Why Christians Celebrate Easter
Posted on April 4, 2012
This Sunday is Easter. Easter is the Christian celebration of the resurrection of Jesus Christ. The Bible makes very clear that on the third day after Christ’s death, He rose bodily from the tomb and showed Himself to His disciples. To those who affirm the authority of the Bible, this is not a matter of conjecture, but of certainty. It is, moreover, of crucial importance. In fact, in 1 Corinthians 15 the apostle Paul makes clear that our Lord’s resurrection is a central component of the Gospel. If Jesus Christ did not rise bodily from the dead, Paul tells us, then our faith is in vain.
For this reason, orthodox Christians of all groups and denominations have historically celebrated Easter. Why was Jesus Christ’s resurrection so significant?
For one thing, it proved Him to be the Messiah. Most Jews at the time believed in a coming Messiah, the great Redeemer of Israel, as the Old Testament had predicted; but, like most Jews today, they did not believe that Jesus Christ was that Messiah. This is one main reason why they cooperated with the Romans in crucifying Him. But a minority of Jews, and increasingly many Gentiles, correctly identified Jesus Christ as the Messiah. This is just what Jesus Himself taught about Himself. Jesus Christ’s resurrection verified his messianic claims. He had predicted that He would rise from the grave, and His resurrection validated His messiahship.
Second, Christ’s resurrection signaled His triumph over Satan, sin, and death. In the Garden of Eden, God had threatened death to Adam as a penalty for sin. Paul taught that the “wages [payment] of sin is death.” Christ came into the world to put away sin. In His death, Jesus Christ paid the penalty for man’s sin. He was a sacrifice, or substitute, for sinners. In this way, he paid for their sins. He released the stranglehold by which sin gripped mankind. His resurrection was both a proof and a continuation of this victory over sin. Death did not have power over Him, because He had defeated sin, which gave death its power. He had to die in order to pay the penalty for sin; but He could not remain dead, because He had destroyed the power of sin in His very death.
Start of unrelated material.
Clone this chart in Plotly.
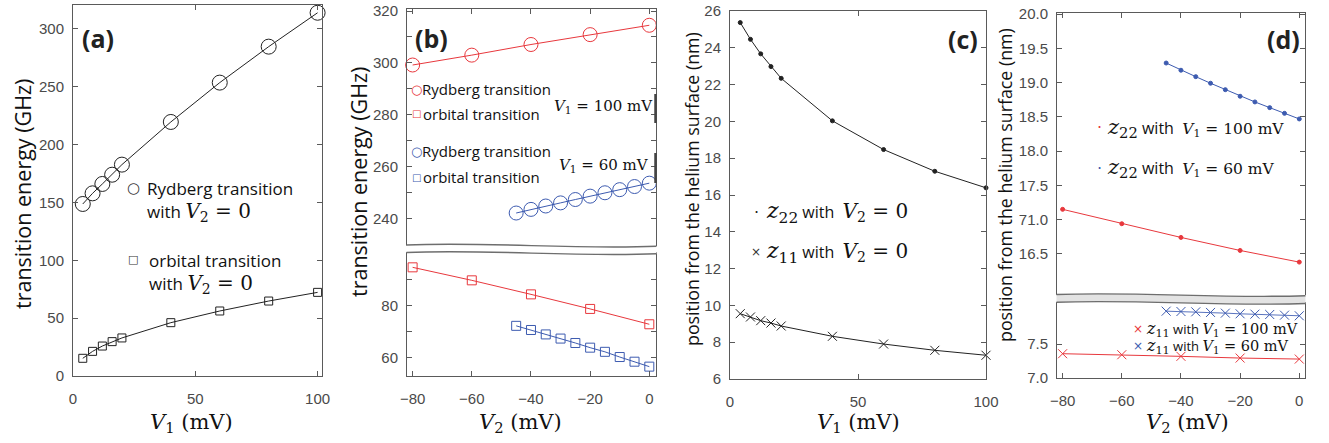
import plotly.graph_objects as go

W, H = 1329, 443
OFF = 0  # page body margin removed via post_script

# ---------------- data ----------------
# Panel (a): transition energy vs V1 (V2 = 0)
a_v1 = [4, 8, 12, 16, 20, 40, 60, 80, 100]
a_rydberg = [148.7, 157.9, 166.0, 174.0, 182.7, 219.6, 253.6, 284.7, 314.0]
a_orbital = [15.3, 21.3, 25.9, 29.7, 32.9, 46.1, 56.2, 64.8, 72.3]

# Panel (b): transition energy vs V2
b_v2_100 = [-80, -60, -40, -20, 0]
b_ryd_100 = [299.2, 303.0, 307.1, 310.9, 314.5]
b_orb_100 = [94.6, 89.6, 84.2, 78.6, 72.7]
b_v2_60 = [-45, -40, -35, -30, -25, -20, -15, -10, -5, 0]
b_ryd_60 = [242.2, 243.6, 244.9, 246.1, 247.4, 248.7, 250.0, 251.2, 252.4, 253.7]
b_orb_60 = [72.1, 70.5, 68.8, 67.2, 65.5, 63.7, 62.1, 60.1, 58.3, 56.4]

# Panel (c): position vs V1 (V2 = 0)
c_v1 = [4, 8, 12, 16, 20, 40, 60, 80, 100]
c_z22 = [25.37, 24.46, 23.67, 22.98, 22.34, 20.03, 18.47, 17.29, 16.39]
c_z11 = [9.55, 9.37, 9.17, 9.04, 8.88, 8.32, 7.90, 7.56, 7.29]

# Panel (d): position vs V2
d_v2_100 = [-80, -60, -40, -20, 0]
d_v2_60 = [-45, -40, -35, -30, -25, -20, -15, -10, -5, 0]
d_z22_100 = [17.15, 16.94, 16.74, 16.55, 16.38]
d_z22_60 = [19.285, 19.18, 19.086, 18.99, 18.896, 18.80, 18.717, 18.634, 18.551, 18.469]
d_z11_100 = [7.358, 7.343, 7.319, 7.294, 7.279]
d_z11_60 = [7.985, 7.980, 7.975, 7.966, 7.956, 7.946, 7.941, 7.936, 7.926, 7.917]

# tick labels
a_yticks = [0, 50, 100, 150, 200, 250, 300]
ab_xticks_v1 = [0, 50, 100]
v2_ticks = [-80, -60, -40, -20, 0]
b_top_ticks = [240, 250, 260, 270, 280, 290, 300, 310, 320]
b_top_text = ["240", "", "260", "", "280", "", "300", "", "320"]
b_bot_ticks = [60, 70, 80, 90]
b_bot_text = ["60", "", "80", ""]
c_yticks = [6, 8, 10, 12, 14, 16, 18, 20, 22, 24, 26]
d_top_ticks = [16.5, 17.0, 17.5, 18.0, 18.5, 19.0, 19.5, 20.0]
d_top_text = ["16.5", "71.0", "17.5", "18.0", "18.5", "19.0", "19.5", "20.0"]
d_bot_ticks = [7.0, 7.5]
d_bot_text = ["7.0", "7.5"]

RED = "#e8383d"
BLUE = "#3d5bb0"
BLUE_L = "#5a74bf"
BLACK = "#222222"
AXC = "#5a5a5a"


def px(x):
    return min(1.0, max(0.0, (x - OFF) / W))


def py(y):
    return min(1.0, max(0.0, 1 - (y - OFF) / H))


TICKFONT = dict(family="Liberation Sans, Arial, sans-serif", size=15, color="#4a4a4a")


def xax(dom, rng, ticks, text=None, side="bottom", labels=True, mirror="allticks", anchor="y"):
    d = dict(domain=[px(dom[0]), px(dom[1])], range=rng, anchor=anchor, automargin=False,
             showline=True, linecolor=AXC, linewidth=1, ticks="inside", ticklen=5,
             tickcolor=AXC, mirror=mirror, showgrid=False, zeroline=False,
             tickvals=ticks, tickfont=TICKFONT, side=side, showticklabels=labels,
             ticklabelstandoff=9, ticklabeloverflow="allow")
    if text is not None:
        d["ticktext"] = text
    return d


def yax(dom, rng, ticks, text=None, anchor="x"):
    d = dict(domain=[py(dom[1]), py(dom[0])], range=rng, anchor=anchor, automargin=False,
             showline=True, linecolor=AXC, linewidth=1, ticks="inside", ticklen=5,
             tickcolor=AXC, mirror="allticks", showgrid=False, zeroline=False,
             tickvals=ticks, tickfont=TICKFONT, ticklabelstandoff=5,
             ticklabeloverflow="allow")
    if text is not None:
        d["ticktext"] = text
    return d


fig = go.Figure()


def add(x, y, xa, ya, color, symbol, size, lw=1, mlw=1, lcolor=None):
    fig.add_trace(go.Scatter(
        x=x, y=y, xaxis=xa, yaxis=ya, mode="lines+markers", cliponaxis=False,
        line=dict(color=lcolor or color, width=lw),
        marker=dict(symbol=symbol, size=size, color=color, line=dict(color=color, width=mlw)),
        showlegend=False, hoverinfo="skip"))


# (a)
add(a_v1, a_rydberg, "x", "y", BLACK, "circle-open", 15)
add(a_v1, a_orbital, "x", "y", BLACK, "square-open", 8)
# (b)
add(b_v2_100, b_ryd_100, "x2", "y2", RED, "circle-open", 14)
add(b_v2_60, b_ryd_60, "x2", "y2", BLUE, "circle-open", 14)
add(b_v2_100, b_orb_100, "x3", "y3", RED, "square-open", 9)
add(b_v2_60, b_orb_60, "x3", "y3", BLUE, "square-open", 9)
# (c)
add(c_v1, c_z22, "x4", "y4", BLACK, "circle", 4)
add(c_v1, c_z11, "x4", "y4", BLACK, "x-thin-open", 9)
# (d)
add(d_v2_100, d_z22_100, "x5", "y5", RED, "circle", 4)
add(d_v2_60, d_z22_60, "x5", "y5", BLUE, "circle", 4)
add(d_v2_100, d_z11_100, "x6", "y6", RED, "x-thin-open", 9)
add(d_v2_60, d_z11_60, "x6", "y6", BLUE, "x-thin-open", 9, lcolor=BLUE_L)

layout = dict(
    width=W, height=H, margin=dict(l=0, r=0, t=0, b=0, autoexpand=False),
    paper_bgcolor="white", plot_bgcolor="white", showlegend=False,
    xaxis=xax((73, 322), [0, 101.8], ab_xticks_v1, anchor="y"),
    yaxis=yax((5, 376), [0, 320.7], a_yticks, anchor="x"),
    xaxis2=xax((407, 656), [-81.9, 2.26], v2_ticks, side="top", labels=False, mirror=False, anchor="y2"),
    yaxis2=yax((9, 246), [229.5, 320.77], b_top_ticks, b_top_text, anchor="x2"),
    xaxis3=xax((407, 656), [-81.9, 2.26], v2_ticks, mirror=False, anchor="y3"),
    yaxis3=yax((252, 376), [52.8, 100.5], b_bot_ticks, b_bot_text, anchor="x3"),
    xaxis4=xax((730, 986), [0, 100], ab_xticks_v1, anchor="y4"),
    yaxis4=yax((11, 379), [6, 26], c_yticks, anchor="x4"),
    xaxis5=xax((1057, 1305), [-81.9, 1.93], v2_ticks, side="top", labels=False, mirror=False, anchor="y5"),
    yaxis5=yax((13, 295), [15.90, 20.015], d_top_ticks, d_top_text, anchor="x5"),
    xaxis6=xax((1057, 1305), [-81.9, 1.93], v2_ticks, mirror=False, anchor="y6"),
    yaxis6=yax((302, 378), [7.0, 8.12], d_bot_ticks, d_bot_text, anchor="x6"),
)
fig.update_layout(**layout)

# ---------------- axis breaks (wavy bands) ----------------
def wave(x0, x1, yl, yr, amp):
    w = x1 - x0
    return (f"{px(x0)},{py(yl)} C {px(x0 + w * 0.33)},{py(yl - amp)} "
            f"{px(x0 + w * 0.67)},{py(yr + amp)} {px(x1)},{py(yr)}")


def wave_rev(x0, x1, yl, yr, amp):
    w = x1 - x0
    return (f"{px(x1)},{py(yr)} C {px(x0 + w * 0.67)},{py(yr + amp)} "
            f"{px(x0 + w * 0.33)},{py(yl - amp)} {px(x0)},{py(yl)}")


def band(x0, x1, ytop, ybot, amp, fill):
    shapes = []
    shapes.append(dict(type="path", xref="paper", yref="paper", layer="above",
                       path="M " + wave(x0, x1, ytop, ytop + 1.2, amp) + " L " +
                            wave_rev(x0, x1, ybot, ybot + 1.2, amp) + " Z",
                       fillcolor=fill, line=dict(width=0)))
    for yy in (ytop, ybot):
        shapes.append(dict(type="path", xref="paper", yref="paper", layer="above",
                           path="M " + wave(x0, x1, yy, yy + 1.2, amp),
                           line=dict(color="#6e6e6e", width=1.4)))
    return shapes


shapes = []
shapes += band(406.5, 656.5, 245.0, 252.5, 3.5, "white")
shapes += band(1056.5, 1305.5, 294.5, 302.3, 3.0, "#e3e3e3")
# brackets in panel (b)
shapes.append(dict(type="line", xref="paper", yref="paper", x0=px(655.5), x1=px(655.5),
                   y0=py(94), y1=py(123), line=dict(color="#444", width=2.5)))
shapes.append(dict(type="line", xref="paper", yref="paper", x0=px(655.5), x1=px(655.5),
                   y0=py(153), y1=py(183), line=dict(color="#444", width=2.5)))
fig.update_layout(shapes=shapes)

# ---------------- text ----------------
SANS = "'Open Sans', sans-serif"
SERIF = "'DejaVu Serif', serif"
anns = []


def ann(x, y, text, size, family=SANS, color="#111", xanchor="left", angle=0):
    anns.append(dict(x=px(x), y=py(y), xref="paper", yref="paper", text=text,
                     showarrow=False, xanchor=xanchor, yanchor="middle", textangle=angle,
                     borderpad=0, font=dict(family=family, size=size, color=color)))


def math(s, size):
    return f'<span style="font-family:{SERIF};font-size:{size}px">{s}</span>'


# panel labels
for (x, y, t) in [(98, 38, "(a)"), (431, 38, "(b)"), (963, 39, "(c)"), (1283, 39, "(d)")]:
    ann(x, y, f"<b>{t}</b>", 25, family="'Open Sans', Arial, sans-serif", color="#222", xanchor="center")

# axis titles
ann(23, 194, "transition energy (GHz)", 21.5, xanchor="center", angle=-90)
ann(358, 182, "transition energy (GHz)", 21.5, xanchor="center", angle=-90)
ann(692, 189, "position from the helium surface (nm)", 17.8, xanchor="center", angle=-90)
ann(1005, 185, "position from the helium surface (nm)", 17.8, xanchor="center", angle=-90)
xt1 = "<i>V</i><sub>1</sub> (mV)"
xt2 = "<i>V</i><sub>2</sub> (mV)"
for (x, t) in [(191, xt1), (520, xt2), (858, xt1), (1187, xt2)]:
    ann(x, 423, t, 21, family=SERIF, xanchor="center")

SYM = "'DejaVu Sans', sans-serif"
V2eq0 = math("<i>V</i><sub>2</sub> = 0", 20)
# (a) legend
ann(133, 188, "○", 15, family=SYM, color="#333", xanchor="center")
ann(146, 188, "Rydberg transition", 17)
ann(146, 212, "with " + V2eq0, 17)
ann(133, 259, "□", 11, family=SYM, color="#333", xanchor="center")
ann(148, 260, "orbital transition", 17)
ann(148, 284, "with " + V2eq0, 17)

# (b) legend
ann(416, 89, "○", 13, family=SYM, color=RED, xanchor="center")
ann(421, 89, "Rydberg transition", 15)
ann(416, 114, "□", 10, family=SYM, color=RED, xanchor="center")
ann(422, 114, "orbital transition", 15)
ann(416, 151, "○", 13, family=SYM, color=BLUE, xanchor="center")
ann(421, 151, "Rydberg transition", 15)
ann(416, 177, "□", 10, family=SYM, color=BLUE, xanchor="center")
ann(422, 177, "orbital transition", 15)
ann(654, 107, "<i>V</i><sub>1</sub> = 100 mV", 15, family=SERIF, xanchor="right")
ann(650, 165, "<i>V</i><sub>1</sub> = 60 mV", 15, family=SERIF, xanchor="right")

# (c) legend
ann(756, 212, "·", 16, family=SYM, color="#222", xanchor="center")
ann(765, 212, math("<i>z</i><sub>22</sub>", 22) + " with  " + V2eq0, 16)
ann(756, 252, "×", 12, family=SYM, color="#333", xanchor="center")
ann(765, 252, math("<i>z</i><sub>11</sub>", 22) + " with  " + V2eq0, 16)

# (d) legend
ann(1099, 128, "·", 16, family=SYM, color=RED, xanchor="center")
ann(1106, 128, math("<i>z</i><sub>22</sub>", 21) + " with  " + math("<i>V</i><sub>1</sub> = 100 mV", 15.5), 16)
ann(1099, 168, "·", 16, family=SYM, color=BLUE, xanchor="center")
ann(1106, 168, math("<i>z</i><sub>22</sub>", 21) + " with  " + math("<i>V</i><sub>1</sub> = 60 mV", 15.5), 16)
ann(1138, 329, "×", 12, family=SYM, color=RED, xanchor="center")
ann(1145, 329, math("<i>z</i><sub>11</sub>", 16) + " with " + math("<i>V</i><sub>1</sub> = 100 mV", 14.5), 13)
ann(1138, 346, "×", 12, family=SYM, color=BLUE, xanchor="center")
ann(1145, 346, math("<i>z</i><sub>11</sub>", 16) + " with " + math("<i>V</i><sub>1</sub> = 60 mV", 14.5), 13)

fig.update_layout(annotations=anns)
fig.write_html("out.html", config={"displayModeBar": False},
               post_script="document.body.style.margin='0';document.body.style.overflow='hidden';")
Third, our Lord’s resurrection was the initial phase of His present exaltation. This is made abundantly clear in the apostle Peter’s message in Acts chapter 2. God demonstrated Jesus Christ’s Lordship when he raised His Son from the dead. Christ ascended into heaven and presently sits on the right hand of God the Father. Here he reigns as a Sovereign. The German theologian Wolfhart Pannenberg has suggested that Christ’s resurrection secures the universalism of the Faith. In the Old Testament, godly religion was limited largely to faithful Jews. As a result of Christ’s death and resurrection, however, all races and nationalities can now come into the Faith, if they trust in Jesus Christ as their Savior and Lord. There is no longer a special place for race or nationality.
Christ is not only Savior; He is also Lord. And He can be Savior precisely because He is Lord. Man’s only eternal hope is salvation in Jesus Christ, the resurrected, living Savior and Lord. He reigns presently over the entire earth. All those who place faith in him are translated into His spiritual kingdom.
This kingdom is not just heavenly. It has drastic implications for the present life. Our Lord’s goal is not simply to prepare man for heaven, but to progressively redeem man and the rest of His creation. Paul tells us that Christ will reign upon His throne until all of His enemies are subdued. This is not some sort of utopian political program, but the spiritual work of the Gospel in the hearts of redeemed man. Jesus Christ subdues man not by the power of the sword or guns, but by the gentle, loving power of the gospel. This re-orients men’s present lives, and little by little they re-orient society itself. This a chief work of the present, resurrected Christ. It is not limited to a future heavenly home for the redeemed (blessed though this is), but it is a work of present redemption of cosmic scope.
These things, and much more, we Christians celebrate this Easter.